Does McCarthy talk much in the book about his rejection of plate tectonics and support for expanding earth theory. Because that's pretty funny.

john: yes, it is similar to quammen's song of the dodo, but without all the cursing. :)

steve: no, he doesn't. IS the earth expanding? like a balloon about to go .. *bust*?

I'm not too surprised he didn't mention that, guess he didn't want to appear as too much of a crank in his first mainstream book. It's worth pointing out that he thinks that biogeography can be used to support this utterly discredited hypothesis.
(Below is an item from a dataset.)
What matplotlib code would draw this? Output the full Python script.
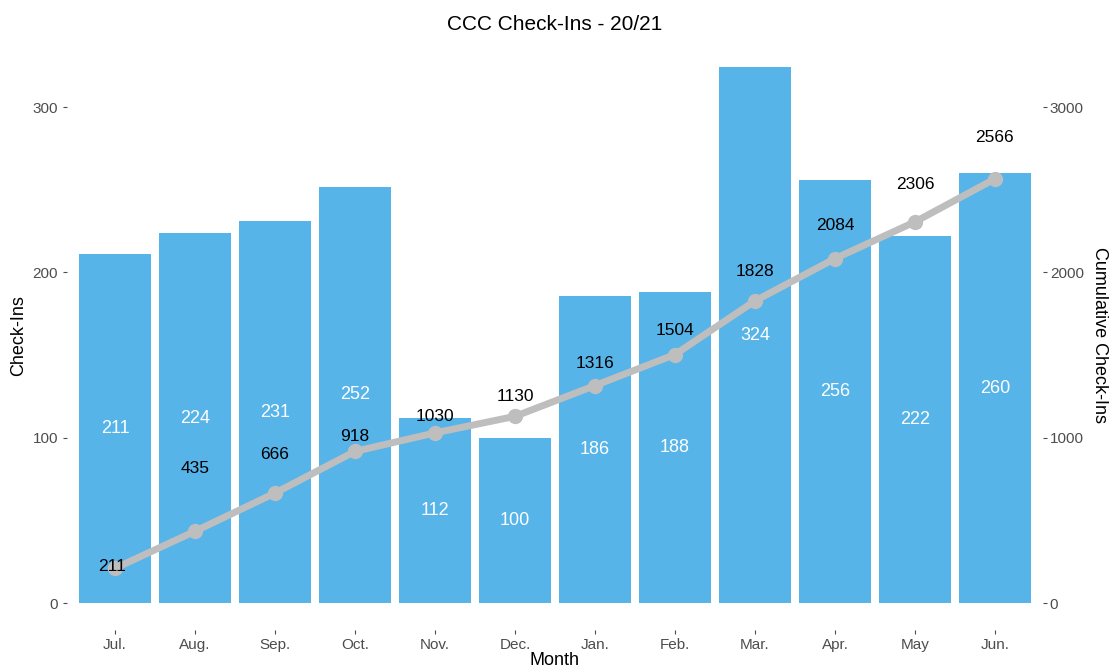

This makes me a bit concerned about the quality of science in the book itself, but I guess I should read it before coming to any conclusions on that front.

One additional curious thing to note, McCarthy works at the Buffalo Museum of Natural Science (although I thought he'd moved recently - might be wrong). This is the same institution that John Grehan works at and Michael Heads. Both have recently published extremely heterodox, arguably somewhat whacky, papers. The former arguing that orangutans are closer to humans than chimps, the latter, well, some crazy stuff in Zoologica Scripta about primate evolution. Perhaps there's something in the water in Buffalo?

nope, he doesn't even allude to that wackaloon belief. but if he writes another book where he presents that as being anything other than a marijuana-inspired view of the world, well, i will make a point of ripping it apart in my review.